Il Cairo – «Vorrei andare in Europa», inizia Mina, 22 anni. Passa ore nella bella chiesa copta di Santa Barbara, nell’antico quartiere cristiano di Mar Girgis, al Cairo. Questo giovane è originario del villaggio di al-Our, nel governatorato di Minya. Tredici dei 21 copti uccisi dai jihadisti dello Stato islamico (Is) nel mese di febbraio in Libia venivano da questo villaggio dell’Alto Egitto dove la minoranza cristiana è ben radicata. «Mio fratello ha raggiunto la Libia per guadagnare soldi e preparare il suo matrimonio», ci rivela Mina, che non ha più sue notizie. «Questa Pasqua, la viviamo nel lutto», aggiunge. Al di là del suo caso specifico, molti cristiani stanno per celebrare la festa con un sentimento di inquietudine: quattro anni dopo la fine del regime di Hosni Mubarak, il Paese vive sotto un nuovo pugno di ferro, quello del presidente Abdel Fattah al-Sisi.

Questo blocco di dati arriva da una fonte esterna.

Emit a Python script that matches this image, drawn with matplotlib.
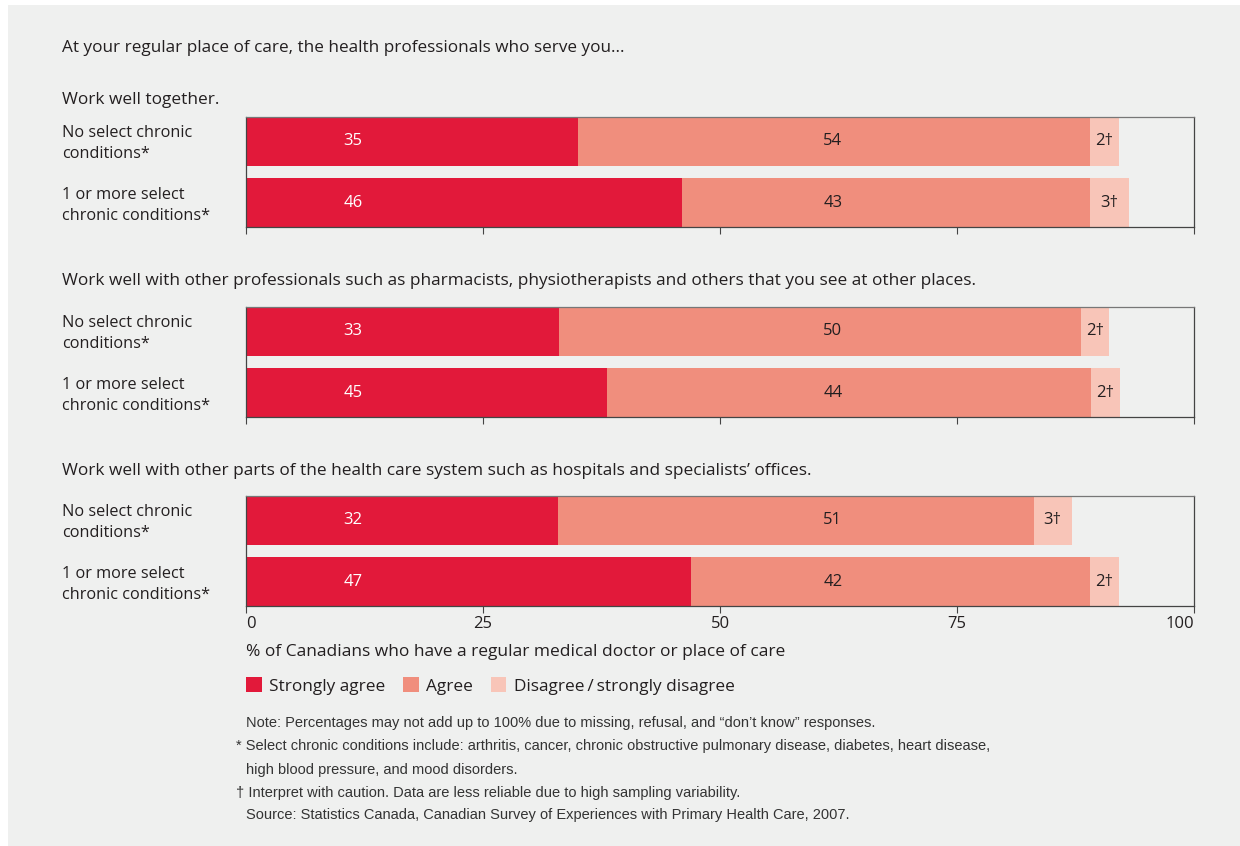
import matplotlib.pyplot as plt
from matplotlib.patches import Rectangle, Patch

# data
questions = ["Work well together.",
             "Work well with other professionals such as pharmacists, physiotherapists and others that you see at other places.",
             "Work well with other parts of the health care system such as hospitals and specialists\u2019 offices."]
groups = ["No select chronic\nconditions*", "1 or more select\nchronic conditions*"]

# bar lengths as drawn
strongly = [[35.0, 46.0], [33.0, 38.1], [32.9, 46.9]]
agree = [[54.0, 43.0], [55.1, 51.0], [50.2, 42.1]]
disagree = [[3.1, 4.1], [2.9, 3.1], [4.0, 3.1]]
# numbers printed on the bars
strongly_lbl = [[35, 46], [33, 45], [32, 47]]
agree_lbl = [[54, 43], [50, 44], [51, 42]]
disagree_lbl = [[2, 3], [2, 2], [3, 2]]

ticks = [0, 25, 50, 75, 100]
series = ["Strongly agree", "Agree", "Disagree\u2009/\u2009strongly disagree"]

red = "#e2193a"
salmon = "#f08e7d"
pink = "#f8c5b8"
bg = "#eff0ef"
ink = "#231f20"

plt.rcParams['font.family'] = ['Open Sans', 'DejaVu Sans']

W, H = 1240, 846
fig = plt.figure(figsize=(W / 100, H / 100), dpi=100, facecolor="white")
fig.patches.append(Rectangle((8 / W, 0), 1 - 8 / W, 1 - 5 / H, transform=fig.transFigure,
                             facecolor=bg, edgecolor="none", zorder=-10))

def fx(x):
    return x / W

def fy(y):
    return 1 - y / H

fig.text(fx(62), fy(48), "At your regular place of care, the health professionals who serve you...",
         fontsize=12.3, color=ink, va="center")

panel_tops = [117, 307, 496]
title_y = [100, 281, 471]
h = 0.79

for i in range(3):
    top = panel_tops[i]
    ax = fig.add_axes([fx(246), fy(top + 110), fx(948), 110 / H])
    ax.set_facecolor(bg)
    y = [0, 1]
    ax.barh(y, strongly[i], height=h, color=red, linewidth=0)
    ax.barh(y, agree[i], left=strongly[i], height=h, color=salmon, linewidth=0)
    left2 = [a + b for a, b in zip(strongly[i], agree[i])]
    ax.barh(y, disagree[i], left=left2, height=h, color=pink, linewidth=0)
    for j in range(2):
        ax.text(11.3, j, str(strongly_lbl[i][j]), color="white", ha="center", va="center", fontsize=12)
        ax.text(61.9, j, str(agree_lbl[i][j]), color=ink, ha="center", va="center", fontsize=12)
        ax.text(left2[j] + disagree[i][j] / 2, j, "%d\u2020" % disagree_lbl[i][j], color=ink,
                ha="center", va="center", fontsize=12)
        ax.annotate(groups[j], xy=(fx(62), j + 0.04), xycoords=("figure fraction", "data"),
                    ha="left", va="center", fontsize=11.7, color=ink, linespacing=1.42)
    ax.set_xlim(0, 100)
    ax.set_ylim(1 + h / 2, -h / 2)
    ax.set_yticks([])
    ax.set_xticks(ticks)
    ax.tick_params(axis="x", length=5, width=0.8, color="#444444", direction="out",
                   labelsize=12, labelcolor=ink, pad=2)
    for s in ax.spines.values():
        s.set_color("#444444")
        s.set_linewidth(0.9)
    ax.spines["top"].set_color("#777777")
    if i < 2:
        ax.set_xticklabels([])
    else:
        labs = ax.set_xticklabels([str(t) for t in ticks])
        labs[0].set_ha("left")
        labs[-1].set_ha("right")
    fig.text(fx(62), fy(title_y[i]), questions[i], fontsize=12.4, color=ink, va="center")

fig.text(fx(246), fy(652), "% of Canadians who have a regular medical doctor or place of care",
         fontsize=12.5, color=ink, va="center")

handles = [Patch(facecolor=c, edgecolor="none") for c in [red, salmon, pink]]
fig.legend(handles, series, loc="center left", bbox_to_anchor=(fx(232), fy(686)), ncol=3,
           frameon=False, fontsize=12.4, handlelength=0.92, handleheight=0.92,
           handletextpad=0.45, columnspacing=1.0, labelcolor=ink, borderpad=0.3)

notes = [(246, 723, "Note: Percentages may not add up to 100% due to missing, refusal, and \u201cdon\u2019t know\u201d responses."),
         (236, 746, "* Select chronic conditions include: arthritis, cancer, chronic obstructive pulmonary disease, diabetes, heart disease,"),
         (246, 770, "high blood pressure, and mood disorders."),
         (236, 793, "\u2020 Interpret with caution. Data are less reliable due to high sampling variability."),
         (246, 815, "Source: Statistics Canada, Canadian Survey of Experiences with Primary Health Care, 2007.")]
for x, yy, t in notes:
    fig.text(fx(x), fy(yy), t, fontsize=10.5, color="#333333", va="center",
             family=['Liberation Sans', 'DejaVu Sans'])

fig.savefig("out.png", dpi=100, facecolor=fig.get_facecolor())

Le celebrazioni per la Pasqua: tra digiuno e festa

Al Cairo, come in tutte le città del Paese dove i cristiani sono circa dieci milioni, il 10% della popolazione, le chiese preparano le celebrazioni pasquali. Il giorno dell’Aid (la festa) si è tenuto, per i copti egiziani, il 12 aprile. Solo quel giorno, la domenica di Pasqua, è finito il digiuno di questi fedeli, iniziato ben 50 giorni prima. I copti in Egitto osservano lunghi periodi di digiuno durante l’anno.

Nonostante i preparativi della festa, alla cattedrale di San Marco al Cairo, nel quartiere di Abbasseya, l’atmosfera è tesa. Le macchine della polizia controllano gli ingressi dei passanti. Alcune donne, con la testa coperta da un foulard, aspettano di ricevere la benedizione del prete.

«Sosteniamo il presidente al-Sisi», assicura Mariam. I cristiani si sono sentiti minacciati durante la presidenza di Mohamed Morsi (2012-2013). Eppure i copti in Egitto sono stati tra i protagonisti delle manifestazioni del 2011: il giovane Mina Daniel, ucciso avanti al palazzo della televisione pubblica Maspero (ottobre 2011) è uno dei simboli del movimento. Ma dopo l’approvazione della Costituzione voluta dai Fratelli musulmani (dicembre 2012), decine di migliaia di giovani copti, inquieti, hanno preferito lasciare il Paese per riparare in Europa e negli Stati Uniti. Quando il presidente Morsi è stato deposto, il 3 luglio 2013, il papa copto Tawadros II e tutta la comunità cristiana, sollevata, hanno appoggiato i piani di al-Sisi di conquista del potere.

Il sostegno ad al-Sisi e l’ascesa di Naguib Sawiris

L’ex generale conta, tra i cristiani, sul sostegno di Naguib Sawiris, ricco imprenditore della società di telecomunicazioni Orascom. Nel corso della conferenza economica di Sharm el-Sheikh che si è svolta a metà marzo, Sawiris ha annunciato 500 miliardi di dollari di investimenti in Egitto e Tunisia. Questo magnate, che è a guida anche del partito degli egiziani liberi, ha tuttavia ammesso che al-Sisi non ha mostrato di sapersi rivolgere ai giovani.

I cristiani in Egitto sono state le prime vittime degli episodi di violenze a carattere confessionale che hanno attraversato il Paese dopo le rivolte del 2011. Da Embaba a Moqattam fino agli scontri di Minya, le violenze tra cristiani e musulmani sono state manipolate dal Consiglio supremo delle forze armate (Scaf) per limitare le riforme democratiche. Nel governatorato di Minya, sono centinaia le condanne a morte tra gli affiliati dei Fratelli musulmani, accusati di avere attaccato delle chiese al momento della caduta di Morsi. Questo clima di violenza spiega in gran parte la posizione conservatrice dei copti, alle elezioni presidenziali del maggio 2014 quando hanno votato in massa per al-Sisi.

Nella chiesa cattolica di rito copto di Santa Caterina ad Alessandria, la città costiera che conta la più grande comunità cristiana d’Egitto, la messa della domenica delle Palme era piena di fedeli. «Aspettiamo che i turisti ritornino, ma c’è ancora un’atmosfera rivoluzionaria poco propizia al loro rientro», commenta un vecchio frate francescano. I cristiani qui vedono di cattivo occhio il ritorno di alcune figure del vecchio regime. Sono ancora sotto choc per la decisione dei giudici di due settimane fa di scarcerare Habib el-Adli, ex ministro dell’Interno, considerato come responsabile degli attentati che hanno insanguinato la cattedrale copta di San Pietro e Paolo, ad Alessandria, il 31 dicembre 2010.

Malgrado il malessere legato all’instabilità, molti si rifiutano di dare un’interpretazione settaria di quello che succede nel Paese. «Quando la polizia è sparita dalle strade durante la rivoluzione, abbiamo formato insieme ai musulmani dei comitati di auto-difesa», spiega Bishoy. Secondo lui, i giovani che partecipano ai corsi della scuola cristiana nei pressi della chiesa vivono quotidianamente con i loro amici musulmani nel rispetto e il sostegno reciproco.